August 17, 2023
A second person is suing Philadelphia's landlord-tenant officer after being shot during an eviction lockout.
Latesa Bethea, a former resident of Grace Townhomes in Port Richmond, was shot in the leg by a private security contractor hired by Landlord-Tenant Officer Marisa Shuter to evict her in July. Bethea filed a lawsuit this week against Shuter, her former landlord and the deputy who shot her.
The incident was the third shooting that took place during the course of an eviction this year. In late July, a similar lawsuit was filed by a woman who was shot in the head while being evicted in March. The string of shootings has sparked criticism and calls for reform from housing advocates and public officials.
The litigation takes aim at Philadelphia's unusual system for enforcing evictions, which relies on the court-appointed landlord-tenant officer, who then hires private security contractors to evict tenants from their homes. The Sheriff's Office also performs evictions, but the landlord-tenant officer hires private contractors to perform many. In other cities, the sheriff's department or other law enforcement officers handle evictions.
Bethea's lawsuit charges the defendants with negligence and alleges Shuter's office inadequately trained its deputies. The security contractor who shot Bethea has not been identified by name.
The lawsuit comes as Shuter is planning to resume evictions after a hiatus prompted by the string of shootings. Earlier this month, it was reported that Shuter's office was planning to resume evictions "within weeks" using constables from the suburbs.
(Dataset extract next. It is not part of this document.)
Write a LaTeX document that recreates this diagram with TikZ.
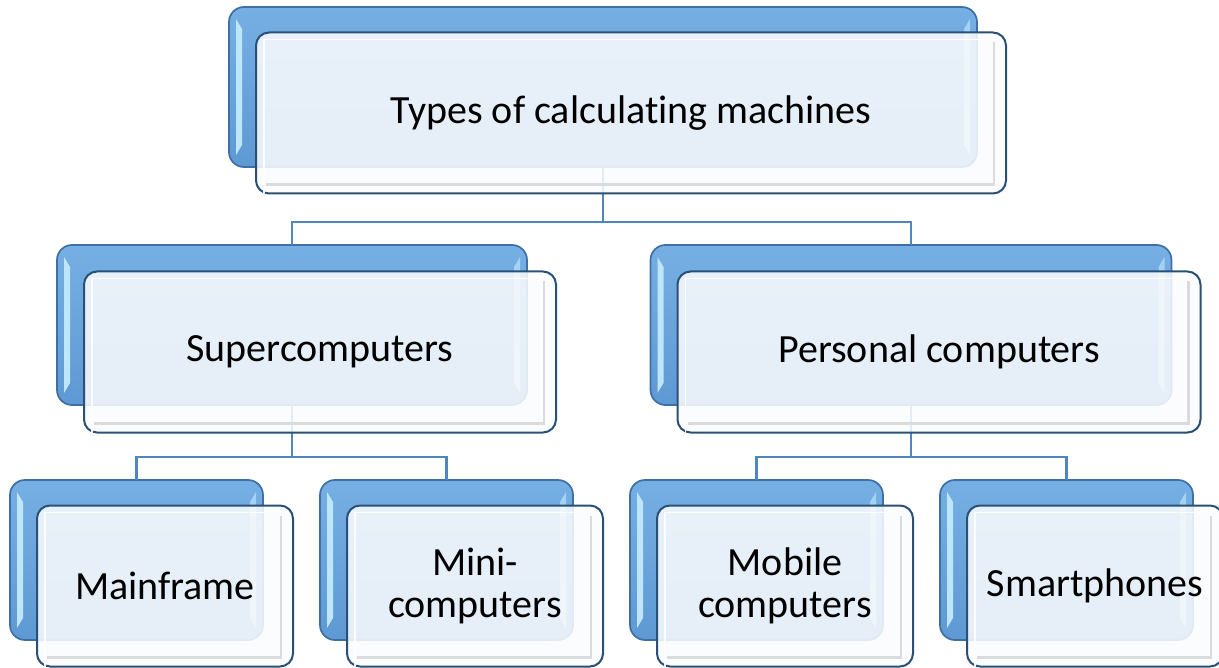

Notably, Philadelphia does not have constables – which are law enforcement officers that are elected to municipal positions – because the city abolished them in 1970 to create the landlord-tenant office.
A preliminary proposal for resuming lockouts was circulated by Shuter's office last week, according to the Inquirer. In addition to hiring constables to help carry out evictions, the new plan reportedly involves changes to the paperwork and fees required of landlords seeking evictions, but does not include any of the more substantial changes – like removing guns from the evicting officers or giving tenants more explicit notice of impending lockouts – that housing advocates and public officials have demanded.